There are at present no protocols in place, and he mentions how the limited resources available “are not always being used on patients who could really benefit”. Härtl and his team would like information like this to be documented, leading to evidence-based protocols to try to influence the decision-making process.

In addition, Härtl would like to accurately document severe traumatic brain injury, for which the current mortality rate is around 60%. He aims to implement protocols and train people to improve that figure. This will take time but they are making progress, including publishing papers and involving politicians and decision-makers in healthcare. Back in October 2018, Härtl had a “very promising” meeting with the new president of Tanzania, John Magufuli. Whether or not this connection will make a difference though, Härtl is uncertain. He believes that training and teaching at the local levels and publishing data to show the reality of the situation will be the way to make changes.

Going forward, Härtl describes tangible collaboration as the “core component” of the project. Six years ago, there was a neurotrauma meeting in Dar es Salaam involving participants across all of East Africa. The event involved two days of lectures and practical courses, followed by three days of operating together. In January 2019, Weill Cornell organised a global neurosurgery course in New York.

Another important component will be continuing to fund one trained neurosurgeon from North America or Europe to spend a year in Tanzania teaching and training. To date, two neurosurgeons, Maria Santos from Portugal and Andreas Leidinger from Spain, have each spent a year in Tanzania. Some of the donations also go towards funding surgeons and nurses from Tanzania to spend three months at a time in New York. They form an important bridge between the two facilities and act as “ambassadors and champion surgeons” of the initiative.

Talking finally about the wider significance of the project, Cisse remarks that “as a society, we have to think about what we are doing and not wait until the problem is acute and, for this to happen, priorities need to be shifted”. In his opinion, a public health campaign is important, and this has to start now at the level of the medical school.

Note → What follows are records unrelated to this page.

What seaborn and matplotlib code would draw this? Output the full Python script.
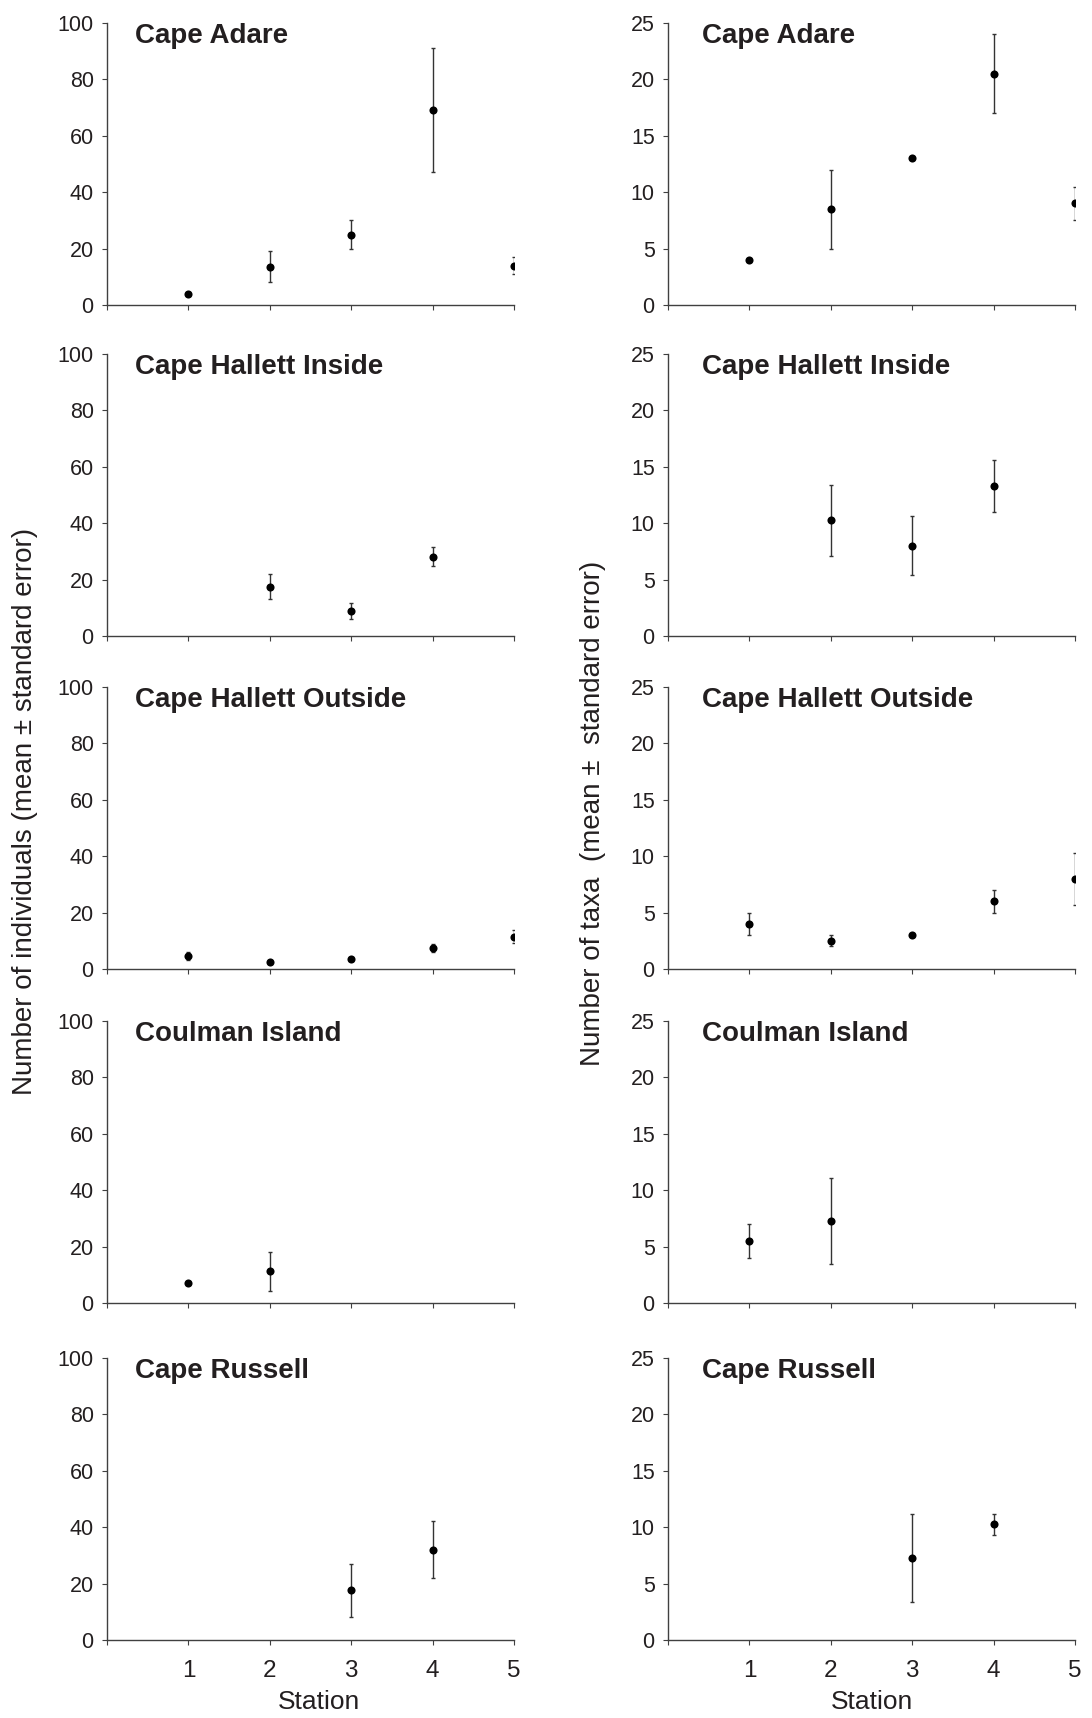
import numpy as np
import pandas as pd
import matplotlib
matplotlib.use("Agg")
import matplotlib.pyplot as plt
import seaborn as sns

nan = np.nan
stations = [1, 2, 3, 4, 5]
sites = ["Cape Adare", "Cape Hallett Inside", "Cape Hallett Outside",
         "Coulman Island", "Cape Russell"]

# Number of individuals (mean, lower, upper)
ind_adare_mean = [4, 13.5, 25, 69, 14]
ind_adare_low = [4, 8, 20, 47, 11]
ind_adare_high = [4, 19, 30, 91, 17]
ind_hin_mean = [nan, 17.5, 9, 28, nan]
ind_hin_low = [nan, 13, 6, 24.7, nan]
ind_hin_high = [nan, 22, 11.8, 31.6, nan]
ind_hout_mean = [4.6, 2.6, 3.5, 7.4, 11.3]
ind_hout_low = [3.2, 2.6, 3.5, 5.9, 9.1]
ind_hout_high = [6.0, 2.6, 3.5, 8.9, 13.8]
ind_coul_mean = [7, 11.2, nan, nan, nan]
ind_coul_low = [7, 4.4, nan, nan, nan]
ind_coul_high = [7, 18.2, nan, nan, nan]
ind_rus_mean = [nan, nan, 17.6, 32, nan]
ind_rus_low = [nan, nan, 8.2, 22, nan]
ind_rus_high = [nan, nan, 27.1, 42.1, nan]

# Number of taxa (mean, lower, upper)
tax_adare_mean = [4, 8.5, 13, 20.5, 9]
tax_adare_low = [4, 5, 13, 17, 7.5]
tax_adare_high = [4, 12, 13, 24, 10.5]
tax_hin_mean = [nan, 10.3, 8, 13.3, nan]
tax_hin_low = [nan, 7.05, 5.4, 11, nan]
tax_hin_high = [nan, 13.4, 10.6, 15.6, nan]
tax_hout_mean = [4, 2.5, 3, 6, 8]
tax_hout_low = [3, 2, 3, 5, 5.7]
tax_hout_high = [5, 3.05, 3, 7, 10.3]
tax_coul_mean = [5.5, 7.3, nan, nan, nan]
tax_coul_low = [4, 3.5, nan, nan, nan]
tax_coul_high = [7, 11.1, nan, nan, nan]
tax_rus_mean = [nan, nan, 7.3, 10.3, nan]
tax_rus_low = [nan, nan, 3.4, 9.35, nan]
tax_rus_high = [nan, nan, 11.15, 11.2, nan]

y_ticks_ind = [0, 20, 40, 60, 80, 100]
y_ticks_tax = [0, 5, 10, 15, 20, 25]
x_tick_labels = ["", "1", "2", "3", "4", "5"]

ind_series = [(ind_adare_mean, ind_adare_low, ind_adare_high),
              (ind_hin_mean, ind_hin_low, ind_hin_high),
              (ind_hout_mean, ind_hout_low, ind_hout_high),
              (ind_coul_mean, ind_coul_low, ind_coul_high),
              (ind_rus_mean, ind_rus_low, ind_rus_high)]
tax_series = [(tax_adare_mean, tax_adare_low, tax_adare_high),
              (tax_hin_mean, tax_hin_low, tax_hin_high),
              (tax_hout_mean, tax_hout_low, tax_hout_high),
              (tax_coul_mean, tax_coul_low, tax_coul_high),
              (tax_rus_mean, tax_rus_low, tax_rus_high)]

rows = []
for measure, series in (("ind", ind_series), ("tax", tax_series)):
    for site, (m, lo, hi) in zip(sites, series):
        for s, a, b, c in zip(stations, m, lo, hi):
            rows.append(dict(measure=measure, site=site, station=s, mean=a, low=b, high=c))
df = pd.DataFrame(rows)

sns.set_theme(style="white")
plt.rcParams["font.family"] = ["Liberation Sans", "DejaVu Sans"]
TXT = "#231f20"
SP = "#404040"

fig = plt.figure(figsize=(10.92, 17.18), dpi=100)
W, H = 1092, 1718
lefts = [107, 668]
bottoms = [305, 636, 969, 1303, 1640]
aw, ah = 407, 282

for ci, measure in enumerate(["ind", "tax"]):
    for ri, site in enumerate(sites):
        ax = fig.add_axes([lefts[ci] / W, 1 - bottoms[ri] / H, aw / W, ah / H])
        d = df[(df.measure == measure) & (df.site == site)].dropna(subset=["mean"])
        e = d[d.high > d.low]
        ax.errorbar(e.station, e["mean"],
                    yerr=[e["mean"] - e.low, e.high - e["mean"]],
                    fmt="none", ecolor="#333333", elinewidth=1.0, capsize=1.6,
                    capthick=1.0, zorder=2)
        sns.scatterplot(data=d, x="station", y="mean", ax=ax, color="black",
                        s=34, edgecolor="black", linewidth=0, zorder=3, legend=False)
        ax.set_xlim(0, 5)
        if measure == "ind":
            ax.set_ylim(0, 100)
            ax.set_yticks(y_ticks_ind)
        else:
            ax.set_ylim(0, 25)
            ax.set_yticks(y_ticks_tax)
        ax.set_xticks([0, 1, 2, 3, 4, 5])
        for sp in ["top", "right"]:
            ax.spines[sp].set_visible(False)
        for sp in ["left", "bottom"]:
            ax.spines[sp].set_color(SP)
            ax.spines[sp].set_linewidth(1.0)
            ax.spines[sp].set_zorder(5)
        ax.tick_params(axis="y", direction="out", length=3.6, width=0.8, color=SP,
                       labelsize=15.5, labelcolor=TXT, pad=6, left=True)
        ax.tick_params(axis="x", direction="out", length=3.6, width=0.8, color=SP,
                       labelsize=17.5, labelcolor=TXT, pad=11, bottom=True)
        if ri == len(sites) - 1:
            ax.set_xticklabels(x_tick_labels)
            ax.set_xlabel("Station", fontsize=19, color=TXT)
            if ci == 0:
                ax.xaxis.set_label_coords(0.522, -0.178)
            else:
                ax.xaxis.set_label_coords(0.5, -0.178)
            ax.xaxis.label.set_va("top")
        else:
            ax.set_xticklabels([])
            ax.set_xlabel("")
        ax.set_ylabel("")
        tx = 0.069 if ci == 0 else 0.084
        ax.text(tx, 0.929, site, transform=ax.transAxes, fontsize=20,
                fontweight="bold", color=TXT, va="baseline", ha="left")
        ax.set_facecolor("white")

fig.text(25 / W, 1 - 811 / H, "Number of individuals (mean \u00b1 standard error)",
         rotation=90, va="center", ha="center", fontsize=20, color=TXT)
fig.text(593 / W, 1 - 813 / H, "Number of taxa  (mean \u00b1  standard error)",
         rotation=90, va="center", ha="center", fontsize=20, color=TXT)

fig.savefig("out.png", dpi=100, facecolor="white")
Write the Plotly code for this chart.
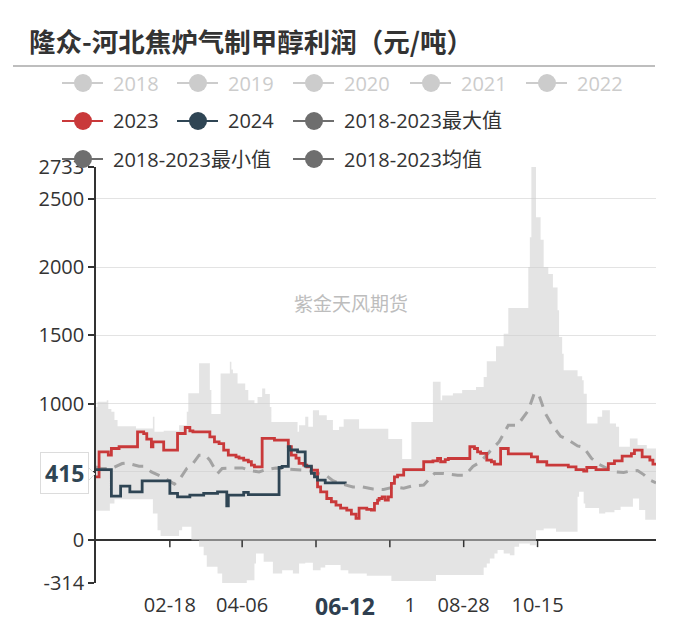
import plotly.graph_objects as go

# ---------------- data ----------------
TICK_DAYS = [48, 95, 143, 191, 239, 287]
TICK_LABELS = ["02-18", "04-06", "05-24", "07-11", "08-28", "10-15"]
Y_TICKS = [-314, 0, 500, 1000, 1500, 2000, 2500, 2733]
Y_TICK_LABELS = ["-314", "0", "500", "1000", "1500", "2000", "2500", "2733"]
POINTER_DAY, POINTER_LABEL = 162, "06-12"
POINTER_VALUE = 415

DAYS_2023 = [0, 2, 8, 10, 15, 27, 31, 33, 36, 37, 44, 53, 58, 61, 63, 74, 77, 80, 83, 86,
             91, 93, 96, 99, 101, 103, 108, 116, 125, 127, 130, 132, 135, 137, 140, 144, 146,
             150, 153, 156, 159, 163, 166, 169, 171, 176, 179, 181, 183, 184, 186, 188, 190,
             192, 194, 196, 200, 213, 219, 222, 224, 227, 229, 243, 246, 248, 250, 254, 257,
             259, 263, 268, 283, 287, 293, 307, 312, 317, 319, 325, 333, 337, 342, 348, 350,
             355, 360, 362, 364]
VALS_2023 = [463, 646, 622, 671, 684, 793, 780, 740, 684, 720, 659, 781, 825, 800, 793, 756,
             720, 707, 659, 623, 610, 601, 586, 574, 549, 537, 745, 733, 684, 623, 600, 562,
             549, 537, 513, 390, 354, 305, 281, 256, 235, 220, 190, 159, 234, 225, 220, 269,
             293, 305, 317, 293, 317, 415, 464, 476, 517, 574, 580, 598, 574, 590, 598, 684,
             671, 646, 635, 586, 574, 556, 671, 632, 610, 574, 549, 537, 517, 505, 532, 517,
             561, 580, 615, 634, 659, 610, 586, 556, 550]

DAYS_2024 = [0, 10, 16, 22, 30, 48, 53, 61, 70, 79, 85, 86, 96, 99, 119, 121, 125, 126, 131,
             136, 140, 142, 144, 149, 162]
VALS_2024 = [517, 322, 395, 354, 434, 342, 317, 329, 342, 354, 252, 329, 350, 334, 532, 540,
             684, 660, 647, 542, 489, 464, 440, 420, 415]

DAYS_MEAN = [0, 3, 10, 17, 20, 28, 31, 36, 43, 48, 51, 54, 59, 63, 67, 71, 74, 79, 82, 89, 95,
             100, 106, 110, 117, 125, 133, 138, 141, 150, 154, 160, 167, 173, 180, 187, 194,
             200, 205, 213, 220, 226, 235, 240, 245, 250, 256, 262, 268, 274, 281, 285, 288,
             292, 296, 302, 306, 313, 317, 322, 327, 333, 338, 343, 347, 352, 356, 360, 364]
VALS_MEAN = [537, 525, 525, 561, 565, 542, 542, 500, 464, 430, 410, 440, 525, 560, 622, 622,
             585, 488, 525, 529, 529, 510, 500, 515, 529, 520, 517, 510, 500, 470, 435, 410,
             390, 390, 375, 371, 390, 380, 395, 403, 488, 488, 476, 476, 540, 574, 650, 720,
             842, 842, 950, 1080, 1060, 929, 850, 760, 740, 690, 680, 600, 555, 520, 500, 495,
             505, 510, 480, 440, 420]

DAYS_MAX = [0, 1, 7, 8, 10, 12, 14, 26, 37, 38, 44, 54, 59, 60, 67, 74, 75, 81, 87, 88, 89, 92,
            97, 99, 103, 105, 108, 110, 113, 114, 131, 132, 136, 138, 141, 145, 150, 154, 158,
            161, 171, 190, 199, 205, 219, 224, 225, 232, 238, 247, 252, 254, 260, 265, 268,
            281, 282, 283, 286, 289, 291, 294, 297, 300, 301, 303, 304, 313, 316, 317, 319,
            326, 329, 334, 338, 340, 347, 352, 358, 364]
VALS_MAX = [976, 1013, 1025, 960, 940, 879, 835, 818, 903, 793, 801, 842, 940, 1075, 1295,
            1099, 923, 1221, 1306, 1250, 1222, 1148, 1100, 1025, 1000, 1049, 1110, 1070, 976,
            866, 793, 842, 903, 830, 952, 915, 879, 806, 830, 885, 815, 740, 595, 866, 1160,
            1025, 1060, 1075, 1100, 1122, 1195, 1310, 1420, 1512, 1700, 2000, 2219, 2733,
            2365, 2200, 2000, 1950, 1850, 1683, 1488, 1366, 1244, 1200, 1171, 1073, 854, 903,
            952, 854, 830, 684, 745, 696, 671, 671]

DAYS_MIN = [0, 9, 12, 37, 40, 42, 54, 56, 62, 67, 70, 72, 79, 82, 98, 103, 104, 109, 115, 121,
            128, 132, 136, 141, 146, 149, 159, 164, 176, 192, 221, 252, 254, 256, 259, 261,
            265, 269, 272, 275, 282, 286, 291, 299, 313, 314, 317, 318, 327, 331, 337, 341,
            349, 353, 357, 364]
VALS_MIN = [215, 269, 300, 195, 73, 30, 73, 98, 0, -49, -110, -195, -244, -314, -293, -171,
            -98, -159, -244, -220, -244, -171, -165, -220, -200, -183, -220, -244, -260, -300,
            -256, -200, -171, -134, -98, -73, -98, -110, -49, -24, -37, 73, 85, 61, 317, 354,
            268, 235, 195, 205, 220, 244, 305, 220, 150, 150]

LEGEND_NAMES = ["2018", "2019", "2020", "2021", "2022",
                "2023", "2024", "2018-2023最大值",
                "2018-2023最小值", "2018-2023均值"]

TITLE = "隆众-河北焦炉气制甲醇利润（元/吨）"
WATERMARK = "紫金天风期货"

# ---------------- styling / geometry ----------------
# the page body has an 8px margin; positions below are given in window pixels.
OFF = 8
W, H = 700 - 2 * OFF, 624 - OFF
L, T = 96 - OFF, 167 - OFF
R = W - (656 - OFF)
B = H - (583 - OFF)
PW, PH = W - L - R, H - T - B
FONT = "Open Sans, Noto Sans CJK SC, sans-serif"
RED, NAVY, GREY, BAND, MEANC = "#c9393a", "#2f4554", "#6e6e6e", "rgba(205,205,205,0.55)", "#a3a3a3"
INACTIVE = "#cccccc"


def px(x):
    """window x (as in the reference) -> paper fraction"""
    return (x - 96) / PW


def py(y):
    """window y (as in the reference) -> paper fraction"""
    return (583 - y) / PH


fig = go.Figure()
fig.add_trace(go.Scatter(x=DAYS_MIN, y=VALS_MIN, mode="lines", line=dict(width=0, shape="hv"),
                         hoverinfo="skip", showlegend=False))
fig.add_trace(go.Scatter(x=DAYS_MAX, y=VALS_MAX, mode="lines", line=dict(width=0, shape="hv"),
                         fill="tonexty", fillcolor=BAND, hoverinfo="skip", showlegend=False))
fig.add_trace(go.Scatter(x=DAYS_MEAN, y=VALS_MEAN, mode="lines",
                         line=dict(color=MEANC, width=3, dash="11px,8px"), showlegend=False))
fig.add_trace(go.Scatter(x=DAYS_2023, y=VALS_2023, mode="lines",
                         line=dict(color=RED, width=2.8, shape="hv"), showlegend=False))
fig.add_trace(go.Scatter(x=DAYS_2024, y=VALS_2024, mode="lines",
                         line=dict(color=NAVY, width=2.8, shape="hv"), showlegend=False))

shapes = []
annotations = []

# separator under title
shapes.append(dict(type="line", xref="paper", yref="paper", x0=px(13), x1=px(655),
                   y0=py(66), y1=py(66), line=dict(color="#a8a8a8", width=1.5)))
# tick marks on the zero line
for d in TICK_DAYS:
    shapes.append(dict(type="line", xref="x", yref="y", x0=d, x1=d, ysizemode="pixel",
                       yanchor=0, y0=0, y1=-7, line=dict(color="#333333", width=1.5)))

# legend (drawn by hand)
legend_pos = [(62, 83), (177, 83), (293, 83), (410, 83), (526, 83),
              (62, 121), (177, 121), (293, 121),
              (62, 159), (293, 159)]
legend_col = [INACTIVE] * 5 + [RED, NAVY, GREY, GREY, GREY]
for i, name in enumerate(LEGEND_NAMES):
    x0, yc = legend_pos[i]
    col = legend_col[i]
    shapes.append(dict(type="line", xref="paper", yref="paper", x0=px(x0), x1=px(x0 + 41),
                       y0=py(yc), y1=py(yc), line=dict(color=col, width=2)))
    r = 9
    cx = x0 + 21
    shapes.append(dict(type="circle", xref="paper", yref="paper", x0=px(cx - r), x1=px(cx + r),
                       y0=py(yc + r), y1=py(yc - r), fillcolor=col, line=dict(color=col, width=0)))
    annotations.append(dict(text=name, xref="paper", yref="paper", x=px(x0 + 49), y=py(yc),
                            xanchor="left", yanchor="middle", showarrow=False,
                            font=dict(family=FONT, size=20,
                                      color=INACTIVE if i < 5 else "#333333")))

# title
annotations.append(dict(text="<b>" + TITLE + "</b>", xref="paper", yref="paper", x=px(27), y=py(40),
                        xanchor="left", yanchor="middle", showarrow=False,
                        font=dict(family="Noto Sans CJK SC", size=26.5, color="#333333")))
# watermark
annotations.append(dict(text=WATERMARK, xref="paper", yref="paper", x=px(351), y=py(302),
                        xanchor="center", yanchor="middle", showarrow=False,
                        font=dict(family="Noto Sans CJK SC", size=19, color="#bdbdbd")))
# y axis pointer label
annotations.append(dict(text="<b>%d</b>" % POINTER_VALUE, xref="paper", yref="y", x=px(89),
                        y=POINTER_VALUE, yshift=10, xanchor="right", yanchor="middle",
                        showarrow=False, bgcolor="white", bordercolor="#dcdcdc", borderwidth=1,
                        borderpad=4, font=dict(family=FONT, size=23, color=NAVY)))
shapes.append(dict(type="path", xref="paper", yref="paper",
                   path="M %f %f L %f %f L %f %f Z" % (px(88), py(467), px(95), py(474), px(88), py(481)),
                   fillcolor="white", line=dict(color="#dcdcdc", width=1)))
# x axis pointer label
annotations.append(dict(text="<b>%s</b>" % POINTER_LABEL, xref="x", yref="paper", x=POINTER_DAY,
                        y=py(606), xanchor="center", yanchor="middle", showarrow=False,
                        bgcolor="white", width=118, height=30,
                        font=dict(family=FONT, size=23, color="#2f3f50")))

fig.update_layout(
    width=W, height=H,
    margin=dict(l=L, r=R, t=T, b=B, autoexpand=False),
    paper_bgcolor="white", plot_bgcolor="white",
    showlegend=False,
    font=dict(family=FONT, size=20, color="#333333"),
    xaxis=dict(range=[0, 364], tickmode="array", tickvals=TICK_DAYS, ticktext=TICK_LABELS,
               showgrid=False, zeroline=False, showline=False, ticks="", automargin=False,
               tickfont=dict(family=FONT, size=20, color="#333333"), ticklabelstandoff=8),
    yaxis=dict(range=[Y_TICKS[0], Y_TICKS[-1]], tickmode="array", tickvals=Y_TICKS,
               ticktext=Y_TICK_LABELS, automargin=False,
               showgrid=True, gridcolor="#e3e3e3", gridwidth=1,
               zeroline=True, zerolinecolor="#333333", zerolinewidth=1.5,
               showline=True, linecolor="#333333", linewidth=1.5,
               ticks="outside", ticklen=6, tickcolor="#333333", tickwidth=1.5,
               tickfont=dict(family=FONT, size=20, color="#333333")),
    shapes=shapes,
    annotations=annotations,
)

fig.write_html("out.html")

He finds it “heart-breaking” that while we are talking about the same human beings, the only difference is on which side of the Atlantic you happen to be. “Health problems are not a reality until they hit you or a close family member,” he remarks, and “only then do you realise what the hospital does and does not have, and also how the system works.”

Cisse strongly believes that “we have a duty to make things better for future generations”. That will be the legacy that we will leave behind, he says, “and after all, a legacy is a second life”.